Kevin Werbach, a former member of the Obama administration’s FCC transition team, saw little surprising in the FCC’s Hill engagement, saying three of the five commissioners are former Hill staffers, one is the daughter of a congressman and Wheeler “interfaced extensively” with the Hill for years as the leader of trade associations. “One would expect significant engagement with the Hill, even if the scope of FCC legal authority wasn’t such a hot topic,” said Werbach, professor at the University of Pennsylvania’s Wharton School. When considering hearing preparation, he said “everything depends on the team in place, how Hill-savvy they are, and the political dynamics of the time.”
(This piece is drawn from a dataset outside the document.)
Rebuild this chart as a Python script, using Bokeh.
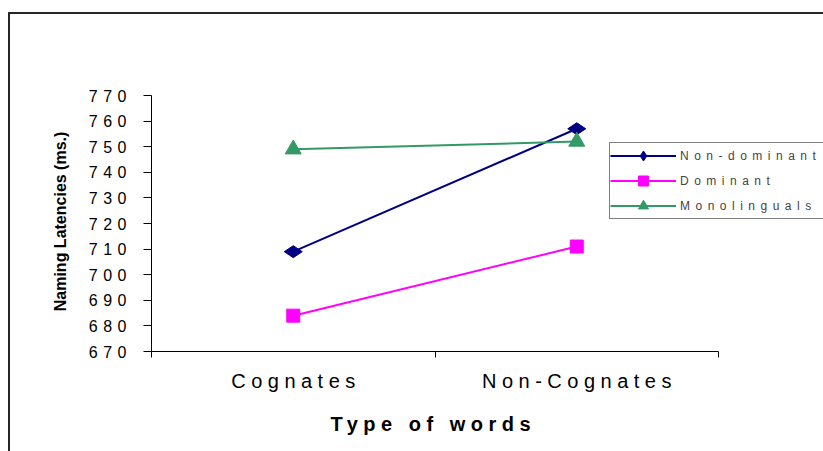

"High profile and contentious issues that trigger intense congressional oversight, like net neutrality, almost always stir up anxiety and activity among FCC staffers charged with making the chairman -- any chairman -- look good,” said former FCC Commissioner Robert McDowell, now with Wiley Rein. “Key advisors will have differences of opinion, and emails can provide a window into how strong passions may run. The intensity of discussions the emails reveal has probably always been conveyed among policymakers since pre-historic times. But now, with the permanent memory of digital communications, the American public has the ability to see direct evidence of the often-messy sausage-making process. Thank goodness for FOIA."